In der Mitte angekommen
Nur lassen sich diese Zahlen eben nicht so alarmierend verkünden wie jene, die Andreas Zick schließlich zu der Behauptung verführten, die „Menschenfeindlichkeit“ sei in der „verlorenen Mitte der Gesellschaft angekommen“. Und das allein deshalb, weil 54,1 Prozent der Deutschen – laut „Mitte-Studie“ – eine „negative Haltung gegenüber Asylsuchenden“ einnehmen. Eine propagandistische Hochrechnung, mit der der Professor nun allerdings selbst durchgefallen ist.
Geht es doch bei denen, die seit 2015 massenhaft einströmen, in der Regel um Emigranten und Zuwanderer, nicht um Menschen, denen der deutsche Staat Asyl gewährt. Wem dieser Unterschied nicht bewusst ist, der sollte lieber den Schnabel halten, statt andere der „Menschenfeindlichkeit“ zu bezichtigen. Außerdem sollte er nicht über die Gründe dieser vermeintlichen Inhumanität orakeln.
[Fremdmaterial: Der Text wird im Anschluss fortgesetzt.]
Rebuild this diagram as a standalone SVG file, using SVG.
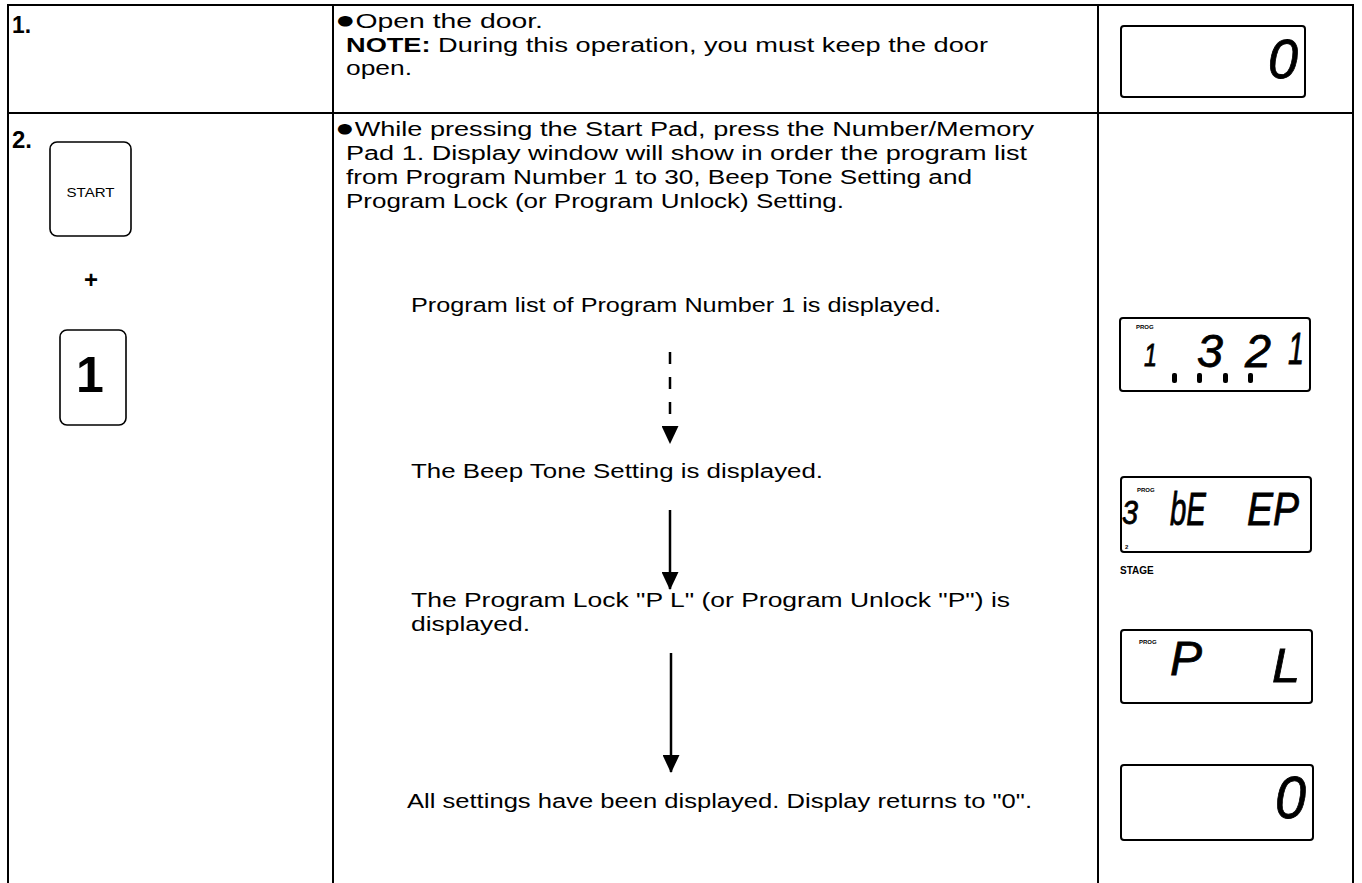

Was um alles in der Welt tut es zur Sache, dass unterdessen weniger „Flüchtlinge“ eintreffen als 2015/16? Sind die Probleme der gescheiterten Integration derer, die bereits hier sind, damit gelöst? Und dauert der Zuzug nicht weiter an? Allein 2018 kamen wiederum mehr als 185.000, mit kaum weniger wird für das laufende Jahr gerechnet.
Was den Deutschen fehlt
Die Zahlen sprechen für sich. Nur wer sie ignoriert, kann aus der „Mitte-Studie“ herauslesen, was uns Andreas Zick weismachen will. Davon, dass es den Deutschen an „Erfahrungen im Kontakt und in der gemeinsamen Auseinandersetzung mit Asylsuchenden“ fehlt, kann jedenfalls keine Rede sein. Dafür haben schon die Zuwanderer selbst gesorgt. An der Bereitschaft zur Auseinandersetzung ließen es viel zu viele nicht fehlen, eher schon an dem Willen zur Integration.
Es sind diese Erfahrungen der letzten Jahre, auf die es zurückzuführen ist, dass die überwiegend moslemisch erzogenen Ankömmlinge heute bis in die Mitte der Gesellschaft hinein auf Ablehnung stoßen. Der Euphorie der „Willkommenskultur“ sind Enttäuschung, Angst und Zorn auf den Fuß gefolgt. Die Verleugnung der Realität schafft keine Vergewaltigung, keinen Diebstahl, keinen Sozialbetrug, kein Passvergehen, keine Schlägerei und keinen Mord aus der Welt.
Die, die das nicht sehen wollen, machen sich bestenfalls selbst etwas vor, schlimmstenfalls versuchen sie Andere einzuschüchtern, indem sie diese der „Menschenfeindlichkeit“ bezichtigen. Nicht bloß in Bielefeld schüren sie mit gezielter Verleumdung den Konflikt, dessen Erforschung ihr Auskommen sichert, ideologisch und materiell.